DESCRIPTION OF THE TASK
Repeat the material exactly from its first line to the line that includes "const coexTicks = [0, 0.25, 0.5, 0.75, 1];". Skip pictures.

AVAILABLE DATA
######

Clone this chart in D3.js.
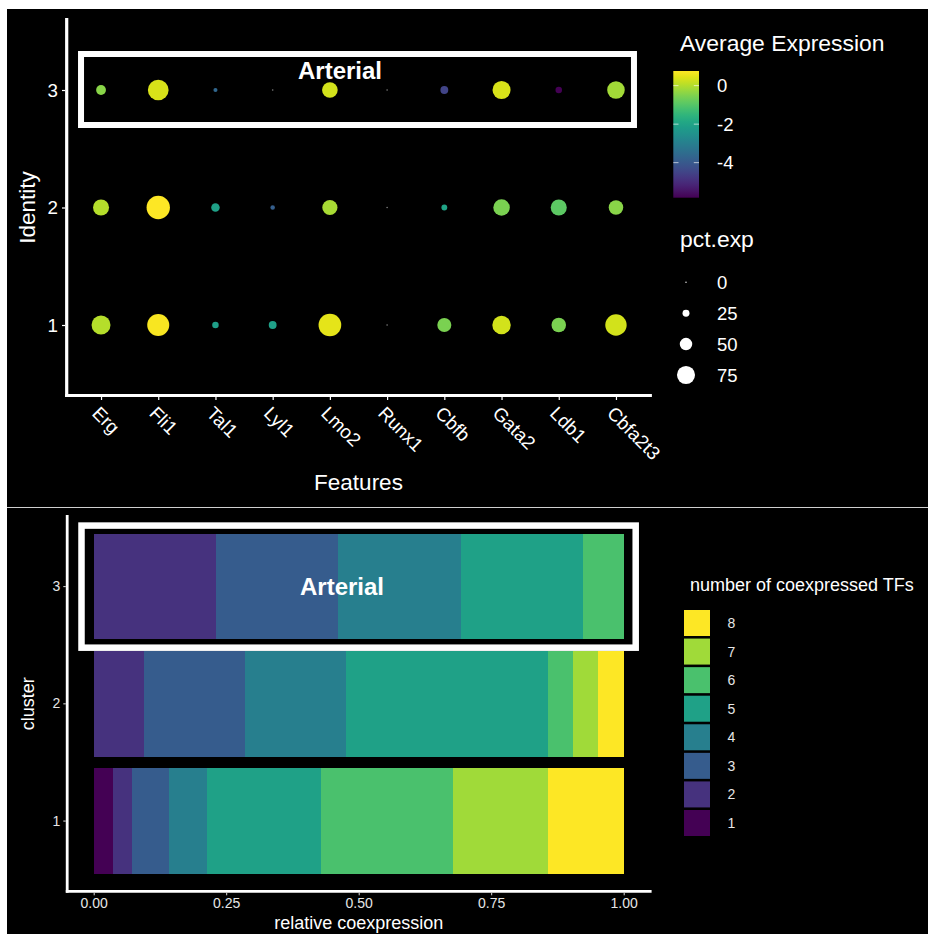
<!DOCTYPE html>
<html>
<head>
<meta charset="utf-8">
<script src="https://cdn.jsdelivr.net/npm/d3@7"></script>
<style>
  html, body { margin: 0; padding: 0; background: #fff; }
  svg { display: block; font-family: "Liberation Sans", Arial, sans-serif; }
</style>
</head>
<body>
<svg id="chart" width="928" height="934"></svg>
<script>
// ---- Dot plot: TF expression per identity ----
const features = ["Erg", "Fli1", "Tal1", "Lyl1", "Lmo2", "Runx1", "Cbfb", "Gata2", "Ldb1", "Cbfa2t3"];
const identities = [3, 2, 1];
// percent of cells expressing each feature
const pctExp1 = [79, 93, 23, 29, 96, 1, 57, 77, 59, 90];
const pctExp2 = [66, 99, 32, 14, 62, 1, 20, 68, 66, 59];
const pctExp3 = [38, 87, 12, 1, 64, 1, 29, 75, 23, 73];
// average expression (null where nothing is detected)
const avgExp1 = [0.04, 0.69, -2.14, -2.10, 0.50, null, -0.56, 0.30, -0.56, 0.30];
const avgExp2 = [0.04, 0.76, -2.07, -3.85, -0.10, null, -2.00, -0.56, -0.89, -0.42];
const avgExp3 = [-0.42, 0.37, -3.65, null, 0.30, null, -4.50, 0.37, -5.82, -0.16];
const colorTicks = [0, -2, -4];
const sizeBreaks = [0, 25, 50, 75];

// ---- Coexpression: cells per cluster by number of coexpressed TFs ----
const clusters = [3, 2, 1];
const tfCounts = [1, 2, 3, 4, 5, 6, 7, 8];
const cellsCluster1 = [1, 1, 2, 2, 6, 7, 5, 4];
const cellsCluster2 = [0, 2, 4, 4, 8, 1, 1, 1];
const cellsCluster3 = [0, 3, 3, 3, 3, 1, 0, 0];
const coexTicks = [0, 0.25, 0.5, 0.75, 1];

const svg = d3.select("#chart");
const FONT = "'Liberation Sans', Arial, sans-serif";

// panel backgrounds
svg.append("rect").attr("x", 7).attr("y", 9).attr("width", 921).attr("height", 498).attr("fill", "#000");
svg.append("rect").attr("x", 7).attr("y", 508).attr("width", 921).attr("height", 426).attr("fill", "#000");
svg.append("line").attr("x1", 7).attr("x2", 928).attr("y1", 507.5).attr("y2", 507.5)
  .attr("stroke", "#cfcfcf").attr("stroke-width", 1);

// ================= top: dot plot =================
const dotRows = [
  { id: 1, pct: pctExp1, avg: avgExp1 },
  { id: 2, pct: pctExp2, avg: avgExp2 },
  { id: 3, pct: pctExp3, avg: avgExp3 }
];
const dots = dotRows.flatMap(r => features.map((f, i) => ({ id: r.id, feature: f, pct: r.pct[i], avg: r.avg[i] })));

const xDot = d3.scalePoint().domain(features).range([66.7, 650.3]).padding(0.6);
const yDot = d3.scalePoint().domain(identities).range([19.5, 395.5]).padding(0.6);
const allAvg = dots.map(d => d.avg).filter(v => v !== null);
const color = d3.scaleSequential(d3.interpolateViridis).domain(d3.extent(allAvg));
const radius = d3.scaleLinear().domain([0, 100]).range([0.7, 11.8]);

const dotG = svg.append("g");

// axis lines
dotG.append("line").attr("x1", 66.7).attr("x2", 650.3).attr("y1", 395.5).attr("y2", 395.5)
  .attr("stroke", "#fff").attr("stroke-width", 3.2).attr("stroke-linecap", "square");
dotG.append("line").attr("x1", 66.7).attr("x2", 66.7).attr("y1", 19.5).attr("y2", 395.5)
  .attr("stroke", "#fff").attr("stroke-width", 3.2).attr("stroke-linecap", "square");

// x axis
const gx = dotG.append("g").attr("transform", "translate(0,397)")
  .call(d3.axisBottom(xDot).tickSize(3).tickPadding(0));
gx.select(".domain").remove();
gx.selectAll(".tick line").attr("stroke", "#fff").attr("stroke-width", 1.2);
gx.selectAll(".tick text")
  .attr("fill", "#fff").attr("font-size", 18.8).attr("font-family", FONT)
  .attr("text-anchor", "start").attr("dy", null).attr("y", 0)
  .attr("transform", "translate(-10.5,17.5) rotate(45)");

// y axis
const gy = dotG.append("g").attr("transform", "translate(65,0)")
  .call(d3.axisLeft(yDot).tickSize(3).tickPadding(4));
gy.select(".domain").remove();
gy.selectAll(".tick line").attr("stroke", "#fff").attr("stroke-width", 1.2);
gy.selectAll(".tick text").attr("fill", "#fff").attr("font-size", 18.8).attr("font-family", FONT);

// dots
dotG.append("g").selectAll("circle").data(dots).join("circle")
  .attr("cx", d => xDot(d.feature))
  .attr("cy", d => yDot(d.id))
  .attr("r", d => radius(d.pct))
  .attr("fill", d => d.avg === null ? "#7f7f7f" : color(d.avg));

// axis titles
dotG.append("text").attr("x", 358.5).attr("y", 490).attr("text-anchor", "middle")
  .attr("fill", "#fff").attr("font-size", 22.5).text("Features");
dotG.append("text").attr("transform", "translate(35,207.5) rotate(-90)").attr("text-anchor", "middle")
  .attr("fill", "#fff").attr("font-size", 22.5).text("Identity");

// highlighted identity
const boxTop = dotG.append("g");
boxTop.append("rect")
  .attr("x", xDot(features[0]) - 20).attr("y", yDot(3) - 36)
  .attr("width", xDot(features[features.length - 1]) - xDot(features[0]) + 38).attr("height", 71)
  .attr("fill", "none").attr("stroke", "#fff").attr("stroke-width", 6);
boxTop.append("text").attr("x", 340).attr("y", 78.5).attr("text-anchor", "middle")
  .attr("fill", "#fff").attr("font-size", 24).attr("font-weight", "bold").text("Arterial");

// colour legend
const legTop = dotG.append("g");
legTop.append("text").attr("x", 680).attr("y", 51).attr("fill", "#fff").attr("font-size", 22.9).text("Average Expression");
const cbY = d3.scaleLinear().domain(color.domain()).range([197.7, 71]);
const defs = svg.append("defs");
const grad = defs.append("linearGradient").attr("id", "cbar").attr("x1", 0).attr("x2", 0).attr("y1", 1).attr("y2", 0);
d3.range(0, 1.0001, 0.05).forEach(t => grad.append("stop").attr("offset", t).attr("stop-color", d3.interpolateViridis(t)));
legTop.append("rect").attr("x", 673.3).attr("y", 71).attr("width", 25.7).attr("height", 126.7).attr("fill", "url(#cbar)");
colorTicks.forEach(v => {
  const y = cbY(v);
  legTop.append("line").attr("x1", 673.3).attr("x2", 678.5).attr("y1", y).attr("y2", y).attr("stroke", "#fff").attr("stroke-width", 0.8).attr("opacity", 0.8);
  legTop.append("line").attr("x1", 693.8).attr("x2", 699).attr("y1", y).attr("y2", y).attr("stroke", "#fff").attr("stroke-width", 0.8).attr("opacity", 0.8);
  legTop.append("text").attr("x", 717).attr("y", y).attr("dy", "0.36em").attr("fill", "#fff").attr("font-size", 18.5).text(v);
});

// size legend
legTop.append("text").attr("x", 680).attr("y", 247).attr("fill", "#fff").attr("font-size", 22.9).text("pct.exp");
const sizeY = d3.scalePoint().domain(sizeBreaks).range([282.3, 375]);
sizeBreaks.forEach(b => {
  legTop.append("circle").attr("cx", 686).attr("cy", sizeY(b)).attr("r", radius(b)).attr("fill", "#fff");
  legTop.append("text").attr("x", 717).attr("y", sizeY(b)).attr("dy", "0.36em").attr("fill", "#fff").attr("font-size", 18.5).text(b);
});

// ================= bottom: coexpression bars =================
const barRows = [
  { id: 1, cells: cellsCluster1 },
  { id: 2, cells: cellsCluster2 },
  { id: 3, cells: cellsCluster3 }
];
const segments = barRows.flatMap(r => {
  const total = d3.sum(r.cells);
  let acc = 0;
  return tfCounts.map((k, i) => {
    const s = { id: r.id, k, x0: acc / total, x1: (acc + r.cells[i]) / total };
    acc += r.cells[i];
    return s;
  }).filter(s => s.x1 > s.x0);
});

const xBar = d3.scaleLinear().domain([-0.05, 1.05]).range([67.2, 650.2]);
const yBar = d3.scaleBand().domain(clusters).range([516.3, 891.4]).paddingInner(0.1).paddingOuter(0.15);
const fill = d3.scaleOrdinal().domain(tfCounts).range(tfCounts.map((d, i) => d3.interpolateViridis(i / (tfCounts.length - 1))));

const barG = svg.append("g");
barG.append("g").attr("shape-rendering", "crispEdges").selectAll("rect").data(segments).join("rect")
  .attr("x", d => xBar(d.x0))
  .attr("width", d => xBar(d.x1) - xBar(d.x0))
  .attr("y", d => yBar(d.id))
  .attr("height", yBar.bandwidth())
  .attr("fill", d => fill(d.k));

// axis lines
barG.append("line").attr("x1", 67.2).attr("x2", 650.2).attr("y1", 891.4).attr("y2", 891.4)
  .attr("stroke", "#fff").attr("stroke-width", 2.8).attr("stroke-linecap", "square");
barG.append("line").attr("x1", 67.2).attr("x2", 67.2).attr("y1", 516.3).attr("y2", 891.4)
  .attr("stroke", "#fff").attr("stroke-width", 2.8).attr("stroke-linecap", "square");

const bx = barG.append("g").attr("transform", "translate(0,892.8)")
  .call(d3.axisBottom(xBar).tickValues(coexTicks).tickFormat(d3.format(".2f")).tickSize(2.5).tickPadding(3));
bx.select(".domain").remove();
bx.selectAll(".tick line").attr("stroke", "#ddd").attr("stroke-width", 1);
bx.selectAll(".tick text").attr("fill", "#e6e6e6").attr("font-size", 14).attr("font-family", FONT);

const by = barG.append("g").attr("transform", "translate(65.8,0)")
  .call(d3.axisLeft(yBar).tickSize(2.5).tickPadding(3));
by.select(".domain").remove();
by.selectAll(".tick line").attr("stroke", "#ddd").attr("stroke-width", 1);
by.selectAll(".tick text").attr("fill", "#e6e6e6").attr("font-size", 14).attr("font-family", FONT);

barG.append("text").attr("x", 358.7).attr("y", 929).attr("text-anchor", "middle")
  .attr("fill", "#fff").attr("font-size", 18).text("relative coexpression");
barG.append("text").attr("transform", "translate(33.5,703.8) rotate(-90)").attr("text-anchor", "middle")
  .attr("fill", "#fff").attr("font-size", 18).text("cluster");

// highlighted cluster
const b3 = yBar(3);
barG.append("rect")
  .attr("x", xBar(0) - 12.2).attr("y", b3 - 8.3)
  .attr("width", xBar(1) - xBar(0) + 24.2).attr("height", yBar.bandwidth() + 16.6)
  .attr("fill", "none").attr("stroke", "#fff").attr("stroke-width", 6.5);
barG.append("text").attr("x", 342).attr("y", 595).attr("text-anchor", "middle")
  .attr("fill", "#fff").attr("font-size", 24).attr("font-weight", "bold").text("Arterial");

// fill legend
const legBot = barG.append("g");
legBot.append("text").attr("x", 690).attr("y", 591).attr("fill", "#fff").attr("font-size", 18).text("number of coexpressed TFs");
const keyY = d3.scalePoint().domain(tfCounts.slice().reverse()).range([610, 810]);
tfCounts.forEach(k => {
  legBot.append("rect").attr("x", 684).attr("y", keyY(k)).attr("width", 26).attr("height", 26).attr("fill", fill(k));
  legBot.append("text").attr("x", 727.5).attr("y", keyY(k) + 13).attr("dy", "0.36em")
    .attr("fill", "#e6e6e6").attr("font-size", 14).text(k);
});
</script>
</body>
</html>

######

ANSWER
Clone this chart in D3.js.
<!DOCTYPE html>
<html>
<head>
<meta charset="utf-8">
<script src="https://cdn.jsdelivr.net/npm/d3@7"></script>
<style>
  html, body { margin: 0; padding: 0; background: #fff; }
  svg { display: block; font-family: "Liberation Sans", Arial, sans-serif; }
</style>
</head>
<body>
<svg id="chart" width="928" height="934"></svg>
<script>
// ---- Dot plot: TF expression per identity ----
const features = ["Erg", "Fli1", "Tal1", "Lyl1", "Lmo2", "Runx1", "Cbfb", "Gata2", "Ldb1", "Cbfa2t3"];
const identities = [3, 2, 1];
// percent of cells expressing each feature
const pctExp1 = [79, 93, 23, 29, 96, 1, 57, 77, 59, 90];
const pctExp2 = [66, 99, 32, 14, 62, 1, 20, 68, 66, 59];
const pctExp3 = [38, 87, 12, 1, 64, 1, 29, 75, 23, 73];
// average expression (null where nothing is detected)
const avgExp1 = [0.04, 0.69, -2.14, -2.10, 0.50, null, -0.56, 0.30, -0.56, 0.30];
const avgExp2 = [0.04, 0.76, -2.07, -3.85, -0.10, null, -2.00, -0.56, -0.89, -0.42];
const avgExp3 = [-0.42, 0.37, -3.65, null, 0.30, null, -4.50, 0.37, -5.82, -0.16];
const colorTicks = [0, -2, -4];
const sizeBreaks = [0, 25, 50, 75];

// ---- Coexpression: cells per cluster by number of coexpressed TFs ----
const clusters = [3, 2, 1];
const tfCounts = [1, 2, 3, 4, 5, 6, 7, 8];
const cellsCluster1 = [1, 1, 2, 2, 6, 7, 5, 4];
const cellsCluster2 = [0, 2, 4, 4, 8, 1, 1, 1];
const cellsCluster3 = [0, 3, 3, 3, 3, 1, 0, 0];
const coexTicks = [0, 0.25, 0.5, 0.75, 1];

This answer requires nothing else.